Member of the Senate
- In office 10 June 1981 – 11 June 1991

Personal details
- Born: 18 August 1925 Valkenburg, Netherlands
- Died: 6 January 2015 (aged 89) Oosterbeek, Netherlands
- Party: Christian Democratic Appeal
- Alma mater: Wageningen University and Research Centre

= Jean Hendriks =

Dutch politician (1925–2015)

Jan Antoon Hubert "Jean" Hendriks (18 August 1925 – 6 January 2015) was a Dutch politician. He served as a member of the Senate of the Netherlands between 1981 and 1991 for the Christian Democratic Appeal. He spent most of his working life at the Nederlandsche Heidemaatschappij, including ten years as its director.

==Career==
Hendriks was born on 18 August 1925 in Valkenburg. His father was the head of a primary school who would later serve in the States of Limburg. Hendriks followed his primary school education in Berg en Terblijt. For his high school education he went to the Henric van Veldeke College in nearby Maastricht, which he finished in May 1943. The next year Hendriks joined the regiment Stoottroepen of Limburg, which he was member of until the end of World War II.

After the war Hendriks went to the National Agricultural College in Wageningen to study Dutch agriculture. He obtained his degree in 1950. He continued studying agricultural sciences and obtained a doctorate in 1956.

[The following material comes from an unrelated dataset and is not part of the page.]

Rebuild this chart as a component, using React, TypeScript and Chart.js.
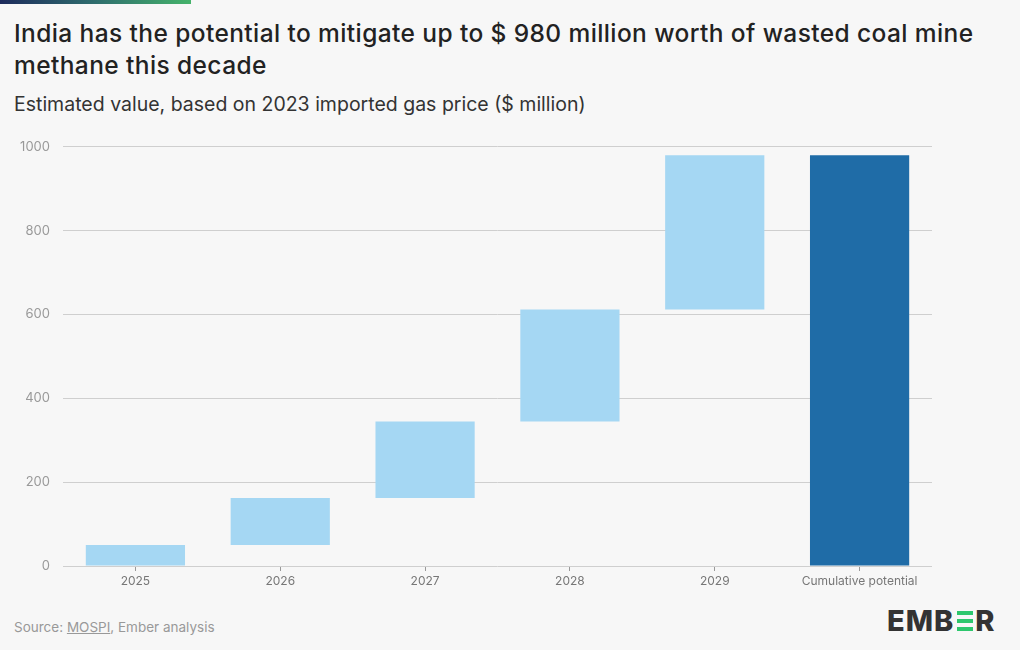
import React, { useEffect, useRef } from "react";
import { Chart, registerables } from "chart.js";

Chart.register(...registerables);

const categories = ["2025", "2026", "2027", "2028", "2029", "Cumulative potential"];
const barStarts = [0, 50, 162, 345, 612, 0];
const barEnds = [50, 162, 345, 612, 980, 980];
const yTicks = [0, 200, 400, 600, 800, 1000];
const barColors = ["#a5d7f3", "#a5d7f3", "#a5d7f3", "#a5d7f3", "#a5d7f3", "#1f6ca7"];

const FONT = "Inter, 'Noto Sans', sans-serif";

export default function App() {
  const ref = useRef<HTMLCanvasElement | null>(null);

  useEffect(() => {
    if (!ref.current) return;
    const chart = new Chart(ref.current, {
      type: "bar",
      data: {
        labels: categories,
        datasets: [
          {
            data: categories.map((_, i) => [barStarts[i], barEnds[i]]) as any,
            backgroundColor: barColors,
            borderWidth: 0,
            categoryPercentage: 1,
            barPercentage: 0.685,
          },
        ],
      },
      options: {
        animation: false,
        responsive: false,
        maintainAspectRatio: false,
        layout: { padding: { top: 8, right: 8, left: 0, bottom: 0 } },
        plugins: { legend: { display: false }, tooltip: { enabled: false } },
        scales: {
          x: {
            grid: { display: true, offset: false, drawOnChartArea: false, drawTicks: true, tickLength: 5, color: "#999" },
            border: { display: false },
            ticks: { color: "#777", font: { family: FONT, size: 12 }, padding: 3, maxRotation: 0 },
            afterFit: (s: any) => { s.height = 34; },
          },
          y: {
            min: 0,
            max: 1000,
            afterBuildTicks: (s: any) => { s.ticks = yTicks.map((v) => ({ value: v })); },
            grid: { color: "#cfcfcf", drawTicks: false },
            border: { display: false },
            ticks: { color: "#999", font: { family: FONT, size: 13 }, padding: 13, callback: (v: any) => String(v) },
            afterFit: (s: any) => { s.width = 63; },
          },
        },
      },
    });
    return () => chart.destroy();
  }, []);

  return (
    <div style={{ position: "fixed", left: 0, top: 0, width: 1020, height: 650, background: "#f7f7f7", fontFamily: FONT, overflow: "hidden" }}>
      <div style={{ position: "absolute", left: 0, top: 0, width: 191, height: 4, background: "linear-gradient(90deg, #1d2b5c 0%, #2f6e6e 50%, #45b36b 100%)" }} />
      <div style={{ position: "absolute", left: 14, top: 17, width: 990, fontSize: 24.5, fontWeight: 500, color: "#222", lineHeight: "32px", letterSpacing: 0.4 }}>
        India has the potential to mitigate up to $ 980 million worth of wasted coal mine<br />methane this decade
      </div>
      <div style={{ position: "absolute", left: 14, top: 91, fontSize: 19.5, color: "#333", lineHeight: "26px" }}>
        Estimated value, based on 2023 imported gas price ($ million)
      </div>
      <canvas ref={ref} width={940} height={474} style={{ position: "absolute", left: 0, top: 126, width: 940, height: 474 }} />
      <div style={{ position: "absolute", left: 14, top: 619, fontSize: 13.5, color: "#999", lineHeight: "16px" }}>
        Source: <span style={{ textDecoration: "underline" }}>MOSPI</span>, Ember analysis
      </div>
      <div style={{ position: "absolute", left: 887, top: 607, height: 28, display: "flex", alignItems: "center", fontSize: 29, fontWeight: 800, color: "#333", letterSpacing: 1, lineHeight: "28px" }}>
        <span>EMB</span>
        <span style={{ display: "inline-flex", flexDirection: "column", justifyContent: "space-between", height: 20, width: 16, margin: "0 2px 0 3px" }}>
          <span style={{ display: "block", height: 4, background: "#2dc76d" }} />
          <span style={{ display: "block", height: 4, background: "#2dc76d" }} />
          <span style={{ display: "block", height: 4, background: "#2dc76d" }} />
        </span>
        <span>R</span>
      </div>
    </div>
  );
}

Between 1950 and 1956 Hendriks worked for the Welvaartsfonds Suriname where he worked on a project concerning Lelydorp. Hendriks worked in various positions for the Nederlandsche Heidemaatschappij (NHM) between 1957 and 1983. The first six years he was stationed in Congo and later Belgium. Between 1973 and 1983 he was director of the Nederlandsche Heidemaatschappij association, which had been split off from the commercial part of the NHM. Hendriks subsequently became director of the International Institute for Land Reclamation, which he would stay until September 1990. During the 1970s Hendriks also served as chairman of the Nederlands Instituut van Landbouwkundig Ingenieurs (Netherlands Institute of Agricultural Engineers).

On 10 June 1981 Hendriks became member of the Senate for the Christian Democratic Appeal. In the Senate he became the party spokesperson for higher education and agriculture. He served until 11 June 1991.

Hendriks was made an officer in the Order of Orange-Nassau on 29 April 1992. He died on 6 January 2015 in Oosterbeek, aged 89.